Mañana es el Día de Todos los Santos. Es fiesta en
España, y se aprovecha para ir al cementerio a poner flores a los difuntos. En
Cuba el día 2 de noviembre se llama Día de Todos los Fieles Difuntos. Dejo, con
este recuerdo, desde aquí, un callado homenaje a mis muertos queridos.
Todos los domingos
íbamos al Pastoreo. Primero a la casa de Nereyda, allí tomábamos café claro en unos vasos manchados de grasa
de leche donde revoloteaban las moscas junto al montón de platos sin lavar del almuerzo.
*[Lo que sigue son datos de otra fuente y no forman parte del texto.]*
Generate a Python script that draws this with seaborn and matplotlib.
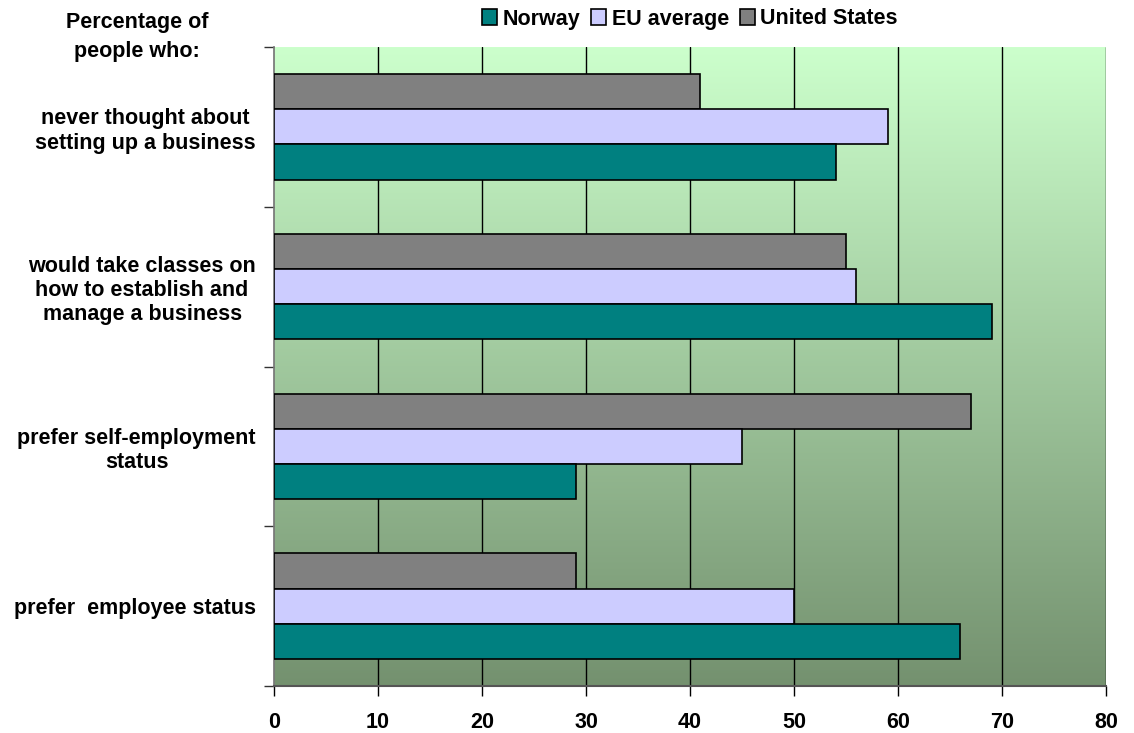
import numpy as np
import pandas as pd
import matplotlib
matplotlib.use("Agg")
import matplotlib.pyplot as plt
from matplotlib.colors import LinearSegmentedColormap
from matplotlib.patches import Patch
import seaborn as sns

categories = [
    "never thought about\nsetting up a business",
    "would take classes on\nhow to establish and\nmanage a business",
    "prefer self-employment\nstatus",
    "prefer  employee status",
]
norway = [54, 69, 29, 66]
eu_average = [59, 56, 45, 50]
united_states = [41, 55, 67, 29]
series_names = ["Norway", "EU average", "United States"]
x_ticks = [0, 10, 20, 30, 40, 50, 60, 70, 80]

colors = {"Norway": "#008080", "EU average": "#CCCCFF", "United States": "#808080"}

df = pd.DataFrame({
    "category": categories * 3,
    "series": ["Norway"] * 4 + ["EU average"] * 4 + ["United States"] * 4,
    "value": norway + eu_average + united_states,
})

sns.set_theme(style="white")
plt.rcParams["font.family"] = ["Liberation Sans", "DejaVu Sans"]
plt.rcParams["font.weight"] = "bold"
plt.rcParams["text.color"] = "black"
plt.rcParams["xtick.color"] = "black"
plt.rcParams["ytick.color"] = "black"

fig = plt.figure(figsize=(11.34, 7.33), dpi=100)
ax = fig.add_axes([274 / 1134, 1 - 686 / 733, (1106 - 274) / 1134, (686 - 47) / 733])

# vertical gradient backdrop behind the bars
grad = LinearSegmentedColormap.from_list("bg", ["#CCFFCC", "#74916F"])
ax.imshow(np.linspace(0, 1, 256).reshape(-1, 1), cmap=grad, aspect="auto",
          extent=[0, 80, 3.5, -0.5], zorder=0, interpolation="bilinear")

hue_order = ["United States", "EU average", "Norway"]
sns.barplot(data=df, y="category", x="value", hue="series", hue_order=hue_order,
            order=categories, orient="h", palette=colors, saturation=1, width=0.66,
            edgecolor="black", linewidth=1.2, ax=ax, legend=False, zorder=3)

ax.set_xlim(0, 80)
ax.set_ylim(3.5, -0.5)
ax.set_xticks(x_ticks)
ax.set_xticklabels([str(t) for t in x_ticks], fontsize=15.5, fontweight="bold")
for t in x_ticks[1:]:
    ax.axvline(t, color="black", lw=1.0, zorder=1)

ax.set_yticks(range(len(categories)))
ax.set_yticklabels(categories, fontsize=15.5, fontweight="bold", linespacing=1.2)
ax.set_yticks([-0.5, 0.5, 1.5, 2.5, 3.5], minor=True)
ax.tick_params(axis="y", which="major", length=0, pad=13)
ax.tick_params(axis="y", which="minor", length=7, width=1, color="#333333",
               direction="out", left=True)
ax.tick_params(axis="x", which="major", length=7, width=1, color="black",
               direction="out", bottom=True, pad=12)
for lbl in ax.get_yticklabels():
    lbl.set_horizontalalignment("right")
    lbl.set_multialignment("center")

ax.set_xlabel("")
ax.set_ylabel("")
for side in ["top", "right"]:
    ax.spines[side].set_visible(False)
ax.spines["left"].set_color("#777777")
ax.spines["bottom"].set_color("#555555")
ax.spines["bottom"].set_linewidth(1.5)

fig.text(137 / 1134, 1 - 37 / 733, "Percentage of\npeople who:", ha="center", va="center",
         fontsize=15.5, fontweight="bold", linespacing=1.5)

handles = [Patch(facecolor=colors[n], edgecolor="black", linewidth=1.2) for n in series_names]
fig.legend(handles, series_names, loc="center", bbox_to_anchor=(690 / 1134, 1 - 19 / 733),
           ncol=3, frameon=False, prop={"weight": "bold", "size": 15.5},
           handlelength=0.7, handleheight=0.7, handletextpad=0.25, columnspacing=0.5,
           borderaxespad=0, borderpad=0)

fig.savefig("out.png", dpi=100, facecolor="white")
A continuación a casa de Albita donde nos gustaba más llegar porque tenía una
gata barcina que se dejaba acariciar y además no le molestaba que jugáramos con
sus gaticos; por el camino de tierra
húmeda que seguíamos con mucho cuidado de no pisar los charcos para que no se
despegaran los zapatos de charol nuevos, nos tropezábamos con el tío Domingo,
tío de papá, autoritario y mandón al que temíamos porque era la amenaza si no
comíamos toda la comida, si andábamos descalzas, si no nos dejábamos inyectar
vitaminas sin chistar… Pero el momento verdaderamente esperado de aquellas
tardes era la llegada a la casa de Irma, porque su hija Betty, la niña más
hermosa de la familia, tenía juguetes maravillosos. Betty era generosa y ponía
a nuestra disposición su velocípedo tirado por un caballito, su descapotable de
pedales donde yo ya no cabía pero en el que paseaba remolcada por el
velocípedo, y su carrusel con personajes de Disney dando vueltas mientras una
caja de música sonaba en el interior. Mamá y tía conversaban con Irma y Xiomara
mientras nosotras tres paseábamos, las primeras vueltas por el portal, luego
por toda la casa sin que importase demasiado. Pasaron muchos meses sin que
volviéramos a la casa de Irma, hasta una tarde en que mis hermanas vieron por
última vez a Betty; yo no quise enfrentarme a una niña enferma y triste que se
escondía porque le deba vergüenza presentarse tan fea delante de sus primas. La
vez siguiente acudimos a su funeral. Era una tarde de primavera, con nubarrones
oscuros y bajos que se fueron amontonando desde el mediodía; la lluvia acentuó
el olor a flores blancas por toda la casa y el vacío fue inmenso cuando partió
el cortejo fúnebre. Había demasiado espacio pero desapareció el encanto de
transitar por el salón impregnado de aroma de jazmines en pos del velocípedo
tirado por un caballo mientras en mi mano derecha daba vueltas un carrusel.